A couple people requested my protocol so here it is. I don’t know if there’s a fancy name for it but here are the steps Dr. C and I took:
1. In January, Dr. C. put me on thyroid medication. While my thyroid has always tested normal, I guess research has shown that driving the thyroid down a little lower improves success rates. Normal range is 1-5 and I always tested around a 4. Now, after being on this medication, I test between 1 and 2. I was also able to lose 30 pounds before the transfer as a result of being on this medication.
2. During the cycle previous to the one for the transfer, I had a “scratch biopsy”. This is where the doctor mildly abrades or “scratches” the lining of the uterus. Supposedly, this makes the lining more receptive to the embryos.
3. After I got my period, I stopped BCP and started oral estrace three times per day.
4. After being on estrace for 2 weeks, my lining was too thin and an estrogen patch which I changed every other day was added.
5. 5 days prior to transfer, I started 2ml of injectable progesterone once a day. I also took one azithromax tablet on this day and started a five day course of prednisone.
6. A few days before transfer, I started taking one baby aspirin a day but I want to be clear this was not on the doctor’s protocol but something I choose to do myself. I’ve wondered if it contributed to the bleeding episode I had.
7. The lab used assisted hatching. I guess at the previous clinic this was not done on frozen transfers only on fresh ones. This is one thing I wish I’d checked on in the past.
I’d be happy to answer any other questions, feel free to leave them in the comments or email me.
Who I’ve told so far:
I’ve told my immediate family everything. I think they are as completely stunned as I am. My normally stoic father actually showed an emotion, I believe it was surprise and happiness. I’m only worried that my mother is getting to carried away with the “happy ending” and not letting herself be aware of the reality of the many risks to getting there.
After my bleeding episode on Monday, I went to school and tried be distracted enough to hold it together but my roommate walked in on me crying so I told her I’d had a pregnancy loss. She was so sympathetic and sweet. I felt I had to let her know that things were ok after I found out it wasn’t a loss after all. I hadn’t planned to tell anyone at school until we returned in the fall when I would be about 16 weeks along but I couldn’t let her go all summer thinking I’d had a loss when I hadn’t. When I told her about the supposed loss, I didn’t say it was a secret. In fact, I kind of wanted some people to know that if I was glum or crabby there was a reason so I don’t know who she told. She says no one but I’m unsure. I did not tell her it was multiples.

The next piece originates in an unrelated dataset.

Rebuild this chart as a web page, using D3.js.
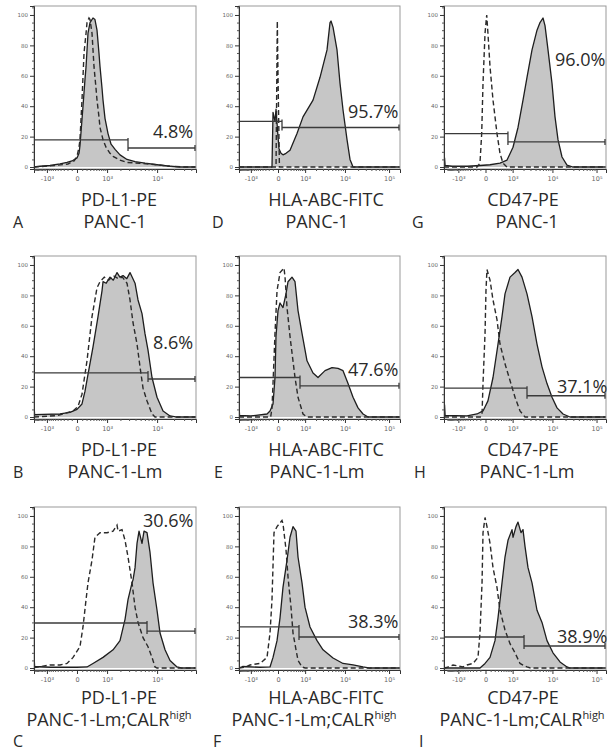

On Wednesday, I told my two closest friends everything. I would say they are the remains of the yayas since as a group we’ve drifted apart over the past couple years. They were excited and supportive. I kind of felt sorry for the people sitting near us because there was a lot of screaming and giggling. They were also concerned for the risks and sensitive to the total fear I’m feeling. They will be supportive if I have to go through selective reduction and I can see I will need that. It felt so good to be able to be happy and scared with these two friends and to give voice to my million mile an hour mind.
Thursday I had a nice surprise. I have one friend at school (not my roommate) who has suffered many early losses and gone through many doctors and treatments. Although our journeys have been very different and we don’t speak of it often, we occasionally have deep and meaningful “support sessions”. She came into my room under the pretext of updating me about one of her students whom I give reading support to and lo and behold she pulls a 14 week ultrasound out of the file. I couldn’t help screaming “I have one too!!” meaning I have an ultrasound pic too. She has not made it past 10 weeks before so I am overjoyed for her. It sounds as though the doctors have finally figured out what the problem was and I’m sure she will have smooth sailing now (I wish I was as sure about my pregnancy). I didn’t tell her about the multiples either but there was lots of hugging and we had a long talk about the anxiety and insanity of being pregnant after a loss. It seems too good to be true that after both our previous losses and troubles that we are pregnant together. I have to say, I am totally and completely so happy for her but I wish I was 14 weeks along too.
Thank you to whoever posted me to the triplet mother pages. I’ve gotten so much lovely support. More on my thoughts about all your comments later.